Le Conseil d'Etat a enjoint le 18 mai l'Etat de cesser «sans délai» d'utiliser des drones à Paris pour surveiller le respect des règles du déconfinement, en raison de l'absence de cadre juridique pour l'utilisation de ces dispositifs techniques.
Pour la plus haute juridiction administrative, l'usage de ces drones, dans ces conditions, «caractérise une atteinte grave et manifestement illégale au droit au respect de la vie privée». Le Conseil d'Etat met en avant les «risques d’un usage contraire aux règles de protection des données personnelles».
Le Conseil d'Etat était saisi d'un recours de la Ligue des droits de l'Homme (LDH) et de la Quadrature du Net.
Au cours de l'audience le 15 mai, il a beaucoup été question de la possibilité d'identifier les personnes filmées sur la voie publique.

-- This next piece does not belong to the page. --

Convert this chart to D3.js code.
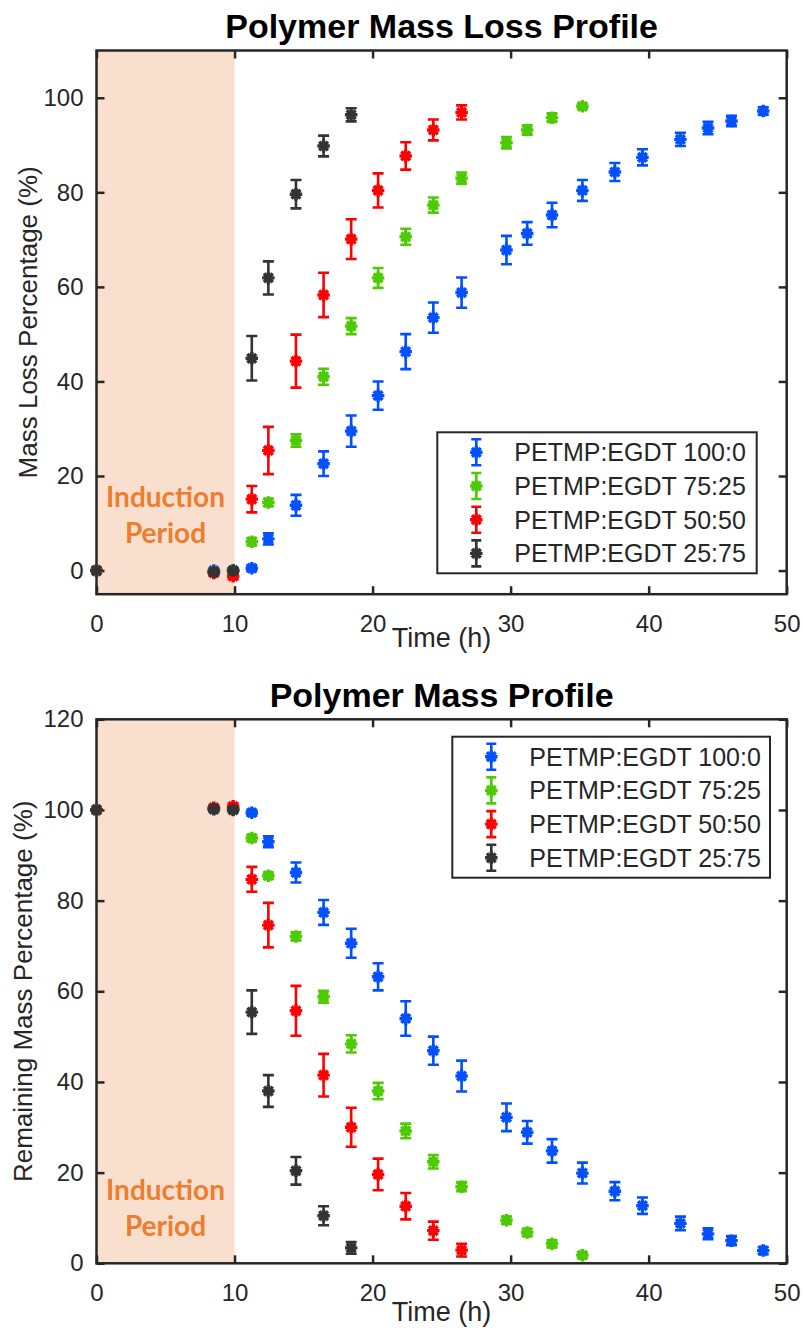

Pour le ministère de l'Intérieur et la Préfecture de police de Paris, cette identification n'est pas l'objectif visé avec l'usage de ces appareils : les drones permettraient de repérer des rassemblements interdits afin de déployer des forces de l'ordre pour disperser les personnes regroupées.
Le juge administratif n'a pas remis cet élément en question mais a pris sa décision sur la base de la capacité d'identifier les personnes et donc du risque de mésusage.
Afin de pouvoir utiliser ces drones en toute légalité, il faudra soit un arrêté pour encadrer leur usage, pris après avis de la Commission nationale de l'informatique et des libertés (CNIL), soit doter les appareils utilisés par la Préfecture de police de Paris de dispositifs techniques rendant impossible l'identification des personnes filmées.
L'avocat de la LDH Patrice Spinosi a salué «la volonté du Conseil d'Etat de marquer son attachement aux libertés fondamentales» et a ensuite expliqué qu'«il n'y [avait] aucune raison de penser que cette décision n'ait pas vocation à s'appliquer sur l'ensemble du territoire français», soulignant qu'aucun cadre juridique n'existe pour l'utilisation de ces drones.